The Project
PBnJ is a Chrome extension that rates the political bias of online news articles and then finds and summarizes similar articles from across the political spectrum.
Our Goals: Accessibility and Granularity
Instead of requiring users to visit a separate page to cross-reference publications on a limited set of topics, we enable them to directly compare the articles they regularly view through our Chrome extension. This flexibility comes from our use of machine learning models instead of relying on human editorial reviews to collect and present source bias. Additionally, we measure bias on a more granular spectrum rather than a single Left/Right/Center label and provide a summary of the key takeaways from articles across the political spectrum.​
Bias is a social construction that is difficult to define as the political "mainstream" shifts and changes over time.
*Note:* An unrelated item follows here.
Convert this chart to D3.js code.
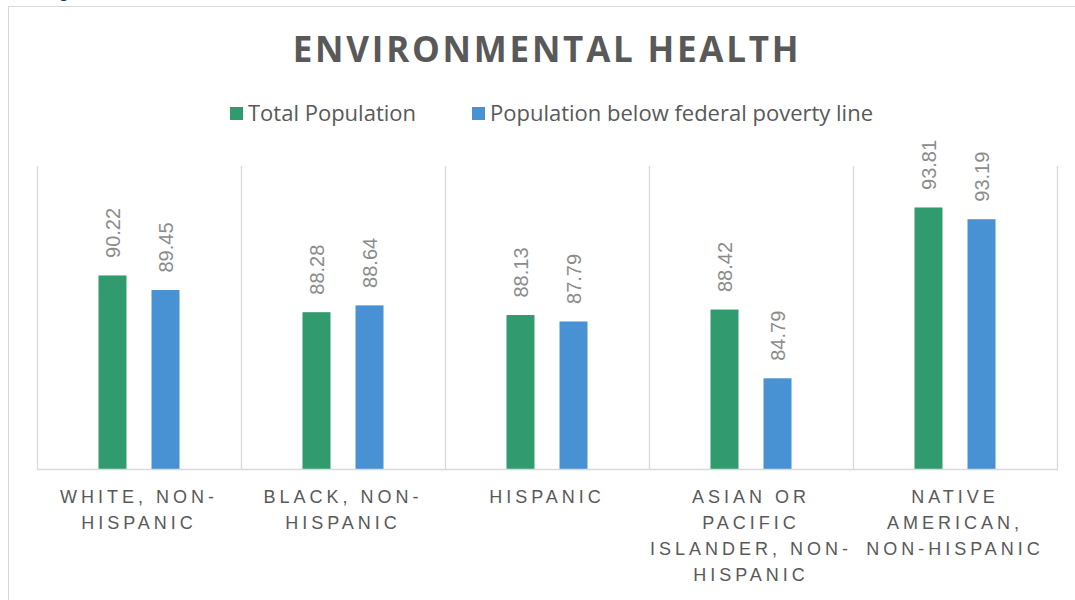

We have chosen to emulate AllSides's source-level rating system which combines ratings from:
-
Editorial Review
-
Blind Surveys
-
Third-Party Analysis
-
Independent Review
-
Community Feedback
and have thus created a proof-of-concept model that demonstrates that machine learning can be effectively applied to political bias using predefined rules and metrics.​
Defining Bias
The Dataset
The dataset we used consists of ~37,000 articles annotated by AllSides that are categorized into 3 classes labeled at the source-level by their publishers. We used the "Holdout Method" to separate subsets of the dataset dataset for training and testing.​
​
While we ultimately want to be able to classify political bias on an article-level, for this project we did not have access to sufficiently large dataset and would like to pursue this route in the future given more time and resources.
Data Pipeline
Classifying Bias Model
Our bias classification model is an ensemble of three TF-IDF random forests, dubbed “the random forest forest.” Each forest is a binary classifier assigned to identifying a specific label (i.e. right versus not right), and we take the maximum the positive probability of each class to determine the final label and score of an article.
The summarization of related alternative articles uses the gensim summary function to condense articles into a few sentences.